Bernanke is trying to prevent the credit contraction from deepening what already may be the worst recession in 60 years. The U.S. jobless rate jumped to the highest level in more than a quarter century last month. Industrial production fell 1.4 percent, the fourth consecutive decline, while factory capacity in use slumped to 70.9 percent, matching the lowest level on record.
"Information received since the Federal Open Market Committee met in January indicates that the economy continues to contract," the FOMC said in the statement. "The committee anticipates that policy actions to stabilize financial markets and institutions, together with fiscal and monetary stimulus, will contribute to a gradual resumption of sustainable economic growth."
Global Contraction
The global economy will contract this year for the first time since World War II, the World Bank predicts, forcing central banks to keep pumping money into their economies when conventional interest rates are at, or close to, zero. The Bank of England is buying government bonds and corporate debt, the Bank of Japan is snapping up government notes and making subordinated loans to banks, and the Swiss National Bank is intervening to weaken the franc.

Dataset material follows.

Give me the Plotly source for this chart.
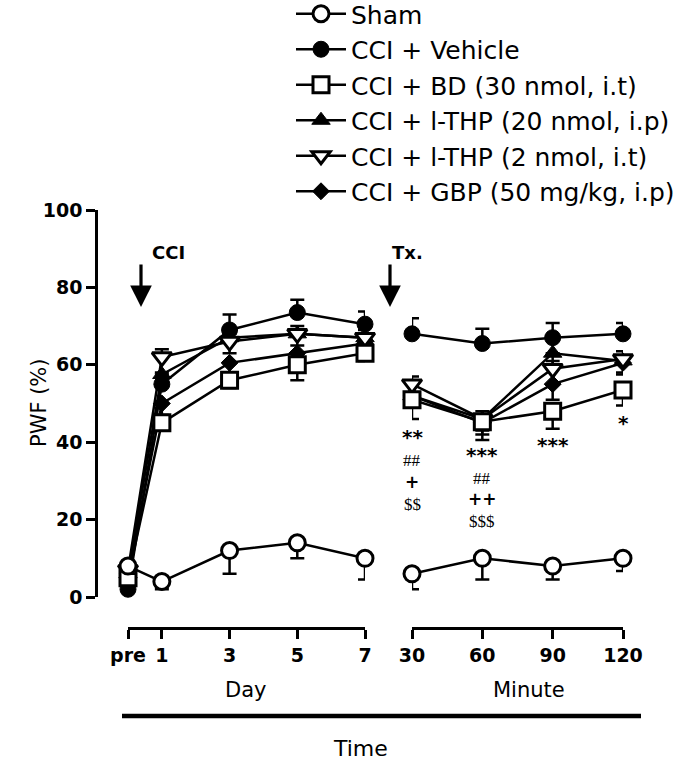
import plotly.graph_objects as go

# ---------------- data ----------------
day_x = [0, 1, 3, 5, 7]
day_ticktext = ["pre", "1", "3", "5", "7"]
min_x = [30, 60, 90, 120]
min_ticktext = ["30", "60", "90", "120"]
y_ticks = [0, 20, 40, 60, 80, 100]

names = ["Sham", "CCI + Vehicle", "CCI + BD (30 nmol, i.t)",
         "CCI + l-THP (20 nmol, i.p)", "CCI + l-THP (2 nmol, i.t)",
         "CCI + GBP (50 mg/kg, i.p)"]

sham_day = [8, 4, 12, 14, 10]
sham_day_err = [2, 2, 6, 4, 5.5]
sham_min = [6, 10, 8, 10]
sham_min_err = [4, 5.5, 3.5, 3.3]

veh_day = [2, 55, 69, 73.5, 70.5]
veh_day_err = [1, 3, 4, 3.3, 3.3]
veh_min = [68, 65.5, 67, 68]
veh_min_err = [4, 3.8, 3.8, 2.8]

bd_day = [5, 45, 56, 60, 63]
bd_day_err = [1.5, 2, 2, 4, 2]
bd_min = [51, 45.3, 48, 53.5]
bd_min_err = [5, 4.7, 4.5, 4]

thp20_day = [6, 57.5, 67, 68, 67]
thp20_day_err = [1, 3, 4, 3, 2]
thp20_min = [52, 46, 63, 61]
thp20_min_err = [3, 3, 4, 3]

thp2_day = [7, 62, 66, 68, 67]
thp2_day_err = [1, 2, 2, 2, 2]
thp2_min = [55, 46, 59, 61.5]
thp2_min_err = [2, 2, 2, 2]

gbp_day = [6, 50, 60.5, 63, 65.5]
gbp_day_err = [1, 3, 3, 3, 2]
gbp_min = [52, 45, 55, 60.5]
gbp_min_err = [3, 3, 4, 3]

sig_30 = ["**", "##", "+", "$$"]
sig_30_y = [41.3, 35.4, 29.7, 23.8]
sig_60 = ["***", "##", "++", "$$$"]
sig_60_y = [36.6, 30.7, 25.2, 19.6]
sig_90 = ["***"]
sig_90_y = [39.2]
sig_120 = ["*"]
sig_120_y = [45.0]

# ---------------- layout helpers ----------------
W, H = 675, 770
def px(x):
    return x / W
def py(y):
    return 1 - y / H

FONT = "DejaVu Sans, sans-serif"
SERIF = "Liberation Serif, serif"

styles = {
    "Sham": dict(symbol="circle", size=16, color="white", line=dict(color="black", width=3)),
    "CCI + Vehicle": dict(symbol="circle", size=16, color="black", line=dict(color="black", width=1)),
    "CCI + BD (30 nmol, i.t)": dict(symbol="square", size=16, color="white", line=dict(color="black", width=3)),
    "CCI + l-THP (20 nmol, i.p)": dict(symbol="triangle-up", size=16, color="black", line=dict(color="black", width=1)),
    "CCI + l-THP (2 nmol, i.t)": dict(symbol="triangle-down", size=17, color="white", line=dict(color="black", width=3)),
    "CCI + GBP (50 mg/kg, i.p)": dict(symbol="diamond", size=13, color="black", line=dict(color="black", width=1)),
}

series = [
    (names[1], veh_day, veh_day_err, veh_min, veh_min_err, "up", 2),
    (names[3], thp20_day, thp20_day_err, thp20_min, thp20_min_err, "down", 4),
    (names[5], gbp_day, gbp_day_err, gbp_min, gbp_min_err, "down", 6),
    (names[4], thp2_day, thp2_day_err, thp2_min, thp2_min_err, "up", 5),
    (names[2], bd_day, bd_day_err, bd_min, bd_min_err, "down", 3),
    (names[0], sham_day, sham_day_err, sham_min, sham_min_err, "down", 1),
]

fig = go.Figure()

def err(vals, direction):
    zeros = [0] * len(vals)
    if direction == "up":
        return dict(type="data", symmetric=False, array=vals, arrayminus=zeros,
                    color="black", thickness=2.5, width=7)
    return dict(type="data", symmetric=False, array=zeros, arrayminus=vals,
                color="black", thickness=2.5, width=7)

for name, dv, de, mv, me, direction, rank in series:
    for xs, ys, es, xa, show in [(day_x, dv, de, "x", True), (min_x, mv, me, "x2", False)]:
        fig.add_trace(go.Scatter(
            x=xs, y=ys, mode="lines+markers", name=name,
            legendgroup=name, showlegend=show, legendrank=rank,
            xaxis=xa, yaxis="y", cliponaxis=False,
            line=dict(color="black", width=2.5),
            marker=styles[name],
            error_y=err(es, direction),
        ))

axis_common = dict(showgrid=False, zeroline=False, showline=True, linecolor="black",
                   linewidth=2.5, ticks="outside", tickcolor="black", tickwidth=2.5,
                   ticklen=9, automargin=False,
                   tickfont=dict(family=FONT, size=19, color="black", weight="bold"))

fig.update_layout(
    width=W, height=H, autosize=False,
    margin=dict(l=0, r=0, t=0, b=0, pad=0, autoexpand=False),
    paper_bgcolor="white", plot_bgcolor="rgba(0,0,0,0)",
    font=dict(family=FONT, color="black"),
    xaxis=dict(domain=[px(128), px(365)], range=[0, 7], anchor="free", position=py(628),
               tickvals=day_x, ticktext=day_ticktext, **axis_common),
    xaxis2=dict(domain=[px(412), px(623)], range=[30, 120], anchor="free", position=py(628),
                tickvals=min_x, ticktext=min_ticktext, **axis_common),
    yaxis=dict(domain=[py(597), py(210)], range=[0, 100], anchor="free", position=px(96),
               tickvals=y_ticks, **axis_common),
    legend=dict(x=px(291), y=py(-9), xanchor="left", yanchor="top",
                font=dict(family=FONT, size=25, color="black"),
                traceorder="grouped", tracegroupgap=0, bgcolor="rgba(0,0,0,0)",
                itemsizing="trace", itemwidth=50),
    showlegend=True,
)

def note(x, y, text, size, family=FONT, weight="normal", angle=0, xref="paper", yref="paper"):
    return dict(x=x, y=y, xref=xref, yref=yref, text=text, showarrow=False,
                xanchor="center", yanchor="middle", textangle=angle,
                font=dict(size=size, family=family, weight=weight, color="black"))

ann = []
ann.append(note(px(39), py(403), "PWF (%)", 21, angle=-90))
ann.append(note(px(245), py(690), "Day", 21))
ann.append(note(px(529), py(690), "Minute", 21))
ann.append(note(px(360), py(748), "Time", 22))
for ax_x, label, lx in [(141, "CCI", 168), (390, "Tx.", 407)]:
    ann.append(dict(x=px(ax_x), y=py(307), xref="paper", yref="paper", text="",
                    showarrow=True, ax=0, ay=-44, arrowhead=2, arrowsize=1.35,
                    arrowwidth=3.2, arrowcolor="black"))
    ann.append(note(px(lx), py(253), label, 18, weight="bold"))
for xv, texts, ys in [(30, sig_30, sig_30_y), (60, sig_60, sig_60_y),
                      (90, sig_90, sig_90_y), (120, sig_120, sig_120_y)]:
    for t, yv in zip(texts, ys):
        if "*" in t:
            ann.append(note(xv, yv, t, 20, weight="bold", xref="x2", yref="y"))
        elif "+" in t:
            ann.append(note(xv, yv, t, 17, weight="bold", xref="x2", yref="y"))
        else:
            ann.append(note(xv, yv, t, 17, family=SERIF, xref="x2", yref="y"))
fig.update_layout(annotations=ann)

fig.add_shape(type="line", xref="paper", yref="paper",
              x0=px(122), x1=px(641), y0=py(716), y1=py(716),
              line=dict(color="black", width=4.5))

fig.write_html("out.html", config={"responsive": False, "displayModeBar": False},
               post_script="document.body.style.margin='0';document.body.style.overflow='hidden';")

The Fed has cut the benchmark rate from 5.25 percent, beginning in September 2007, as credit froze and the economy buckled. Policy makers are now focused on how to further channel money to the economy. The Fed has already committed to buying $600 billion of mortgage-backed securities and bonds sold by government-sponsored housing agencies.
Home-Loan Rates
The Fed's actions pushed the average rate on a U.S. 30-year fixed rate mortgage to 5.03 percent on March 12, down from 5.15 percent the previous week. Still, rates are high relative to benchmark Treasury issues: Prior to today's meeting, the difference between rates on 30-year fixed mortgages and 10-year Treasuries is 2.1 percentage points, Bloomberg data show. That's up from an average of 1.75 percentage points in the decade before the subprime mortgage market collapsed.
Through emergency loans and liquidity backstops, U.S. central bankers have expanded Fed credit to the economy by an unprecedented $1 trillion over the past year. At the same time, forecasters at Macroeconomic Advisers LLC in St. Louis predict a 5.2 percent decline in first-quarter gross domestic product, following a 6.2 percent drop in the fourth quarter.
'Choked Off'
"It is the worst credit crunch since the Great Depression," Laurence Meyer, a former Fed governor and vice chairman of Macroeconomic Advisers, said before the decision. "The banking system is reeling, credit is being choked off, it is dramatic in size."
Banks worldwide have posted $1.2 trillion in write downs and credit losses on mortgage loans and other assets. U.S. Treasury officials will put the largest 19 banks through "stress tests" and decide whether they need more capital. The banks can raise equity privately or seek more government funds. Officials are also looking at ways to remove bad assets.
Bernanke, 55, told CBS Corp.'s "60 Minutes" on March 15 that he sees "green shoots" in some financial markets, and that the pace of economic decline "will begin to moderate."
The Standard and Poor's 500 index is up 11.5 percent this month. Chief executive officers from Bank of America Corp., JPMorgan Chase & Co., and Citigroup Inc. said their banks made money in the first two months of the year.
Coca-Cola Co., health insurer WellPoint Inc. and more than 30 other companies are tapping longer-term credit markets and paying down their short-term IOUs, a sign of some investor confidence.
Retail Sales
Sales at U.S. retailers in February fell less than forecast and a gain in January exceeded the previous estimate, indicating the biggest part of the economy may be starting to stabilize.
Housing starts in the U.S. unexpectedly snapped the longest streak of declines in 18 years in February, adding to the series of data that suggest the pace of the economy's decline may be easing.
Consumer prices rose 0.4 percent in February from a month earlier, the Commerce Department reported today. The annual core inflation rate increased to 1.8 percent, within the range most Fed officials say is their objective, easing concern about a deflationary spiral.
"There are always going to be some signs of revival; this is a resilient country," said Julian Mann, who helps manage $4 billion in bonds at First Pacific Advisors LLC in Los Angeles. "But consumers are fearful, and when they are fearful they aren't going to spend."